USDA Undersecretary for Trade and Foreign Agricultural Affairs and former Indiana State Department of Agriculture Director Ted McKinney has been traveling the Hoosier state this week holding roundtable discussions with farmers and congressional leaders regarding trade, specifically the United States-Mexico-Canada Trade Agreement (USMCA).
McKinney says he remembers everyone saying, “Do no harm,” when they opened negotiations on what was then NAFTA. He says they’ve done better than that, providing valuable benefits for agriculture.
“One of the big ones is much more dairy access and we’ve brought down the unfairness, some might even say cheating, that Canada was doing with the creation of two new classes of milk and milk products. I think we got better access for wheat. There is some poultry, you know, in your listening and reading area, and with absolute certainty greater poultry (access).”
Another benefit is the brand-new chapter on biotechnology and the biosciences.
“Nowhere else around the world does a free trade agreement have that.
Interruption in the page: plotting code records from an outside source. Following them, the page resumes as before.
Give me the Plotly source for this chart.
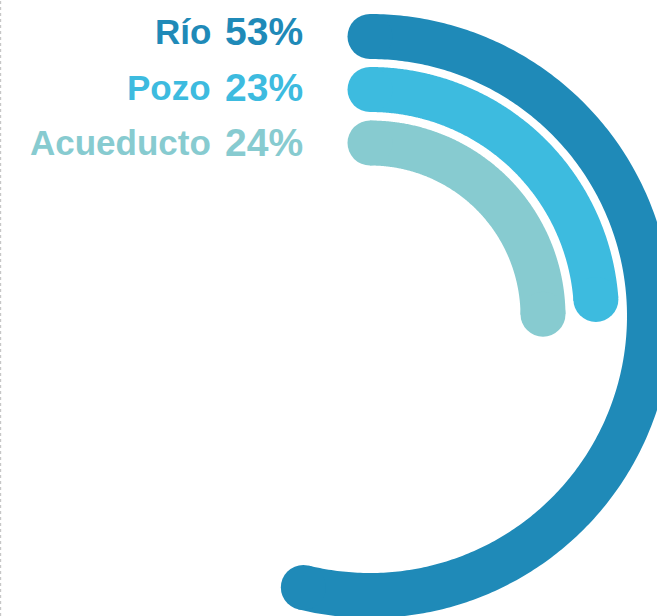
import numpy as np
import plotly.graph_objects as go

# data
categories = ["Río", "Pozo", "Acueducto"]
shares = [53, 23, 24]  # percent
colors = ["#1F8AB8", "#3DBBDF", "#87CBD0"]

W, H = 657, 616
CX, CY = 370, 316          # centre of rings, px from left/top
RING_R = [279.5, 226.5, 173]
RING_W = 45
END_PAD = 3                # extra degrees the original adds at the arc end
FONT = "Liberation Sans, Arial, sans-serif"

fig = go.Figure()

for name, share, color, radius in zip(categories, shares, colors, RING_R):
    end = np.radians(share * 3.6 + END_PAD)
    ang = np.linspace(0, end, 300)
    fig.add_trace(
        go.Scatter(
            x=radius * np.sin(ang),
            y=radius * np.cos(ang),
            mode="lines",
            line={"color": color, "width": RING_W, "simplify": False},
            hoverinfo="skip",
            showlegend=False,
        )
    )
    # round caps at both ends
    fig.add_trace(
        go.Scatter(
            x=radius * np.sin([0, end]),
            y=radius * np.cos([0, end]),
            mode="markers",
            marker={"color": color, "size": RING_W, "line": {"width": 0}},
            name=name,
            hovertemplate=f"{name}: {share}%<extra></extra>",
            showlegend=False,
        )
    )

row_y = [31, 87, 143]
annotations = []
for name, share, color, y in zip(categories, shares, colors, row_y):
    yp = (H - y) / H
    annotations.append(
        {
            "text": f"<b>{name}</b>",
            "x": 213 / W,
            "y": yp,
            "xref": "paper",
            "yref": "paper",
            "xanchor": "right",
            "yanchor": "middle",
            "showarrow": False,
            "font": {"family": FONT, "size": 35, "color": color},
        }
    )
    annotations.append(
        {
            "text": f"<b>{share}%</b>",
            "x": 305 / W,
            "y": yp,
            "xref": "paper",
            "yref": "paper",
            "xanchor": "right",
            "yanchor": "middle",
            "showarrow": False,
            "font": {"family": FONT, "size": 39, "color": color},
        }
    )

fig.update_layout(
    width=W,
    height=H,
    autosize=False,
    margin={"l": 0, "r": 0, "t": 0, "b": 0},
    paper_bgcolor="white",
    plot_bgcolor="white",
    xaxis={"range": [-CX, W - CX], "visible": False, "fixedrange": True},
    yaxis={"range": [CY - H, CY], "visible": False, "fixedrange": True},
    annotations=annotations,
    shapes=[
        {
            "type": "line",
            "xref": "paper",
            "yref": "paper",
            "x0": 0.001,
            "x1": 0.001,
            "y0": 0,
            "y1": 1,
            "line": {"color": "#BDBDBD", "width": 1, "dash": "dot"},
        }
    ],
)

fig.write_html(
    "out.html",
    config={"displayModeBar": False},
    post_script="document.body.style.margin='0';",
)
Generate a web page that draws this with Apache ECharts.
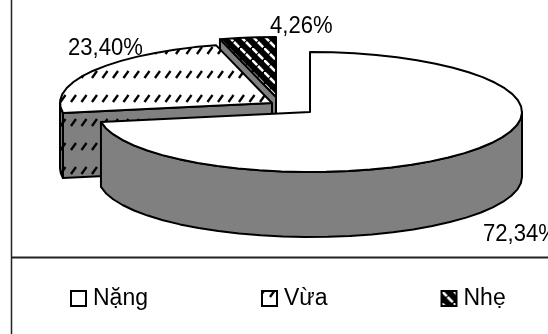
<!DOCTYPE html>
<html lang="vi">
<head>
    <meta charset="UTF-8">
    <title>pie 3d</title>
    <script src="https://cdn.jsdelivr.net/npm/echarts@6/dist/echarts.min.js"></script>
    <style>
        html, body { margin: 0; padding: 0; background: #fff; }
    </style>
</head>
<body>
<div id="main" style="width: 548px;height:334px;"></div>
<script type="text/javascript">
    // data
    var categories = ['Nặng', 'Vừa', 'Nhẹ'];
    var percents = [72.34, 23.40, 4.26];

    // ellipse of the fake 3d pie
    var RX = 212, RY = 60, DEPTH = 65;
    var centers = [[310, 112], [272, 103], [276, 97]];
    // left end and baseline of the value labels
    var labelPos = [[483, 241], [68, 55], [270, 33]];
    var GRAY = '#808080';

    function makeHatch(bg) {
        var c = document.createElement('canvas');
        c.width = 21; c.height = 24;
        var g = c.getContext('2d');
        g.fillStyle = bg;
        g.fillRect(0, 0, 21, 24);
        g.strokeStyle = '#000';
        g.lineWidth = 2.4;
        [0, 10.5, 21].forEach(function (x) {
            [2.5, 26.5].forEach(function (y) {
                g.beginPath();
                g.moveTo(x - 2.5, y + 3.5);
                g.lineTo(x + 2.5, y - 3.5);
                g.stroke();
            });
        });
        return { image: c, repeat: 'repeat' };
    }

    function makeStripes() {
        var c = document.createElement('canvas');
        c.width = 12; c.height = 12;
        var g = c.getContext('2d');
        g.fillStyle = '#000';
        g.fillRect(0, 0, 12, 12);
        g.strokeStyle = '#fff';
        g.lineWidth = 2.6;
        g.setLineDash([7.3, 1.2]);
        g.beginPath();
        g.moveTo(-6, -6);
        g.lineTo(18, 18);
        g.stroke();
        return { image: c, repeat: 'repeat' };
    }

    var fills = ['#fff', makeHatch('#fff'), makeStripes()];
    var wallFills = [GRAY, makeHatch(GRAY), GRAY];

    function point(c, deg, drop) {
        var a = deg * Math.PI / 180;
        return [c[0] + RX * Math.sin(a), c[1] - RY * Math.cos(a) + (drop || 0)];
    }

    // points along the rim, a bit coarse like the original
    function arc(c, from, to, drop) {
        var pts = [];
        var n = Math.max(1, Math.round(Math.abs(to - from) / 6));
        for (var i = 0; i <= n; i++) {
            pts.push(point(c, from + (to - from) * i / n, drop));
        }
        return pts;
    }

    function poly(points, fill) {
        return {
            type: 'polygon',
            shape: { points: points },
            style: { fill: fill, stroke: '#000', lineWidth: 2, lineJoin: 'round' }
        };
    }

    function renderSlice(index) {
        return function (params, api) {
            var total = 0, before = 0;
            percents.forEach(function (p, i) {
                total += p;
                if (i < index) before += p;
            });
            var start = before / total * 360;
            var end = start + api.value(0) / total * 360;
            var c = centers[index];
            var kids = [];

            // cut face on the start side, only when it looks at the viewer
            if (Math.sin(start * Math.PI / 180) < -0.01) {
                kids.push(poly([c, point(c, start), point(c, start, DEPTH), [c[0], c[1] + DEPTH]], wallFills[index]));
            }

            // outer wall, only the front half of the ellipse
            var wallFrom = Math.max(start, 90), wallTo = Math.min(end, 270);
            if (wallTo > wallFrom) {
                kids.push(poly(arc(c, wallFrom, wallTo, 0).concat(arc(c, wallTo, wallFrom, DEPTH)), wallFills[index]));
            }

            // top face
            kids.push(poly([c].concat(arc(c, start, end, 0)), fills[index]));

            // the original text is a little narrower than its height
            kids.push({
                type: 'text',
                x: labelPos[index][0],
                y: labelPos[index][1],
                scaleX: 0.92,
                style: {
                    x: 0,
                    y: 5,
                    text: api.value(0).toFixed(2).replace('.', ',') + '%',
                    fill: '#000',
                    font: '24px "Liberation Sans"',
                    verticalAlign: 'bottom'
                }
            });
            return { type: 'group', children: kids };
        };
    }

    // back slices first so the big one sits on top
    var series = [2, 1, 0].map(function (i) {
        return {
            name: categories[i],
            type: 'custom',
            coordinateSystem: 'none',
            silent: true,
            renderItem: renderSlice(i),
            data: [[percents[i]]]
        };
    });

    var myChart = echarts.init(document.getElementById('main'));

    var option = {
        animation: false,
        textStyle: { fontFamily: 'Liberation Sans' },
        legend: {
            left: 70,
            top: 287,
            padding: 0,
            itemWidth: 15,
            itemHeight: 15,
            itemGap: 113,
            selectedMode: false,
            icon: 'rect',
            textStyle: { fontSize: 23, color: '#000', fontFamily: 'Liberation Sans', padding: [0, 0, 0, 2] },
            data: categories.map(function (name, i) {
                return {
                    name: name,
                    itemStyle: { color: fills[i], borderColor: '#000', borderWidth: 2 }
                };
            })
        },
        graphic: [
            { type: 'line', shape: { x1: 11.5, y1: 0, x2: 11.5, y2: 334 }, style: { stroke: '#222', lineWidth: 1.5 } },
            { type: 'line', shape: { x1: 11, y1: 257.5, x2: 548, y2: 257.5 }, style: { stroke: '#222', lineWidth: 2 } }
        ],
        series: series
    };

    myChart.setOption(option);
</script>
</body>
</html>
So, by having that, we set a template that we can cut and paste, perhaps, into other agreements, and it’s a dandy. It not only includes biotech as we’ve known it, the so-called GMOs, but it also includes gene editing and the CRISPR technologies, which is the wave of the future.”
McKinney continued, “Then finally there’s been a complete rewrite of the sanitary and phytosanitary chapters, and for those that know that, that’s usually where you get screwed around the world. People start playing with what’s safe and what’s not safe. I look to Europe. ‘Those GMOs, they’re just not safe. We can’t do that,’- come on.”
McKinney says he understands that Congress is doing their due diligence in looking over USMCA; however, “Now that the August recess is coming to a close September 6, it’s time to get it done. It’s time to bring it forward for the benefit of all three countries.”
McKinney began the day on Thursday in South Bend with US Representative Jackie Walorski before coming to Lafayette with Congressman Jim Baird.